|
Bosnian Serbs Riot at Mosque Rebuilding Ceremony
BANJA LUKA, Bosnia-Herzegovina, June 18 (IslamOnline & News Agencies) - Hundreds of Bosnian Serbs clashed Monday with police who were trying to protect Muslims laying a foundation stone for the rebuilding of an historic mosque that was razed in Banja Luka during the 1992-1995 Bosnian war.
Held back by a heavy police force, 600 to 700 Serbs whistled and shouted "Turks, Turks," as well as "Serbia, Serbia" and "We don't want mosques" at 200 Bosnian Muslims and a number of foreign dignitaries who arrived to mark the rebuilding of the 16th century Ferhadija mosque in the center of the Bosnian-Serb capital.
As Bosnia's top Muslim cleric, Mustafa Ceric, and Bosnian Serb President Mirko Sarovic laid the foundation stone together - in a show of reconciliation, Serbian protestors began throwing chairs, metal bars, sticks, bricks and stones at police, who retaliated with tear gas and bursts from water cannons.
The protestors, who later began to disperse from the site, reassembled in front of the Parliament building and were circulating through the capital.
At least 12 policemen and several protestors were wounded, and a dozen rioters were detained.
Serbian rioters forced the cancellation of last month's attempt to hold the ceremony, sparking widespread condemnation and drawing broad international interest in Monday's event.
The riots in early May left one Muslim dead and more than 30 injured. In addition, protestors trapped several high-level international officials and some 300 Muslims for several hours in a building near the mosque site.
The Serbs dynamited the Ferhadija mosque during Bosnia's three-year war, when widespread ethnic cleansing by Serbs forced Muslims and Croats out of ethnically mixed Banja Luka.
The Dayton Peace Accords, which ended the war, left Bosnia divided into two entities -- the Serbian Republika Srpska (RS) and the Muslim-Croat Federation.
Ceric said he nonetheless hoped that, "all citizens of Banja Luka, regardless their religion or nationality (will) consider the Ferhadija's reconstruction as their joint project for a better future and not a step back into the dark past."
"I want to believe that today's laying of the foundation stone will be a contribution to the future of building and not destroying the houses of God," Ceric said on Monday.
Several international envoys, including the U.S. Ambassador to Bosnia Thomas Miller, and British Ambassador Graham Hand, as well as a number of top Bosnian-Serb officials, attended the ceremony, which ended shortly after noon (1000 GMT). Bosnia's Foreign Minister, Zlatko Lagumdzija, was also present.
Bosnian-Serb Prime Minister Mladen Ivanic stressed the importance of the event saying that, "a page of history has been closed." Miller congratulated Bosnian Serbian authorities for enabling it to happen.

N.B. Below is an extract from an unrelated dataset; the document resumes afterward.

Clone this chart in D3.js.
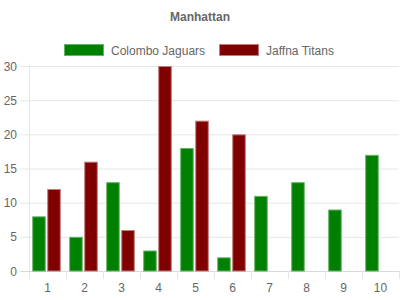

The international community strongly criticized Serbian authorities' handling of the May riots.
Security personnel turned out in full force to guard Monday's ceremony, blocking access to the area where the foundation stone was to be laid and allowing only local residents - whom were searched for weapons - to pass.
Several hundred policemen were on the streets in the area, backed up by a dozen buses carrying extra officers and an armored vehicle, as helicopters from the NATO-led peacekeeping force hovered overhead.
Meanwhile, the city hall was evacuated after an anonymous phone call issued a bomb threat.
The Bosnian-Serb authorities urged their citizens to show tolerance over the rebuilding of the mosque, warning that renewed anti-Muslim riots would have grave consequences for democracy in the Serbian-run part of Bosnia.
Banja Luka, the capital of the Bosnian-Serb entity, was the center of the massive ethnic cleansing of minority Muslims and Croats during the 1992-95 Bosnian war.
Efforts to rebuild the historic mosque are part of an initiative seeking to allow thousands of Muslim refugees to return to the area.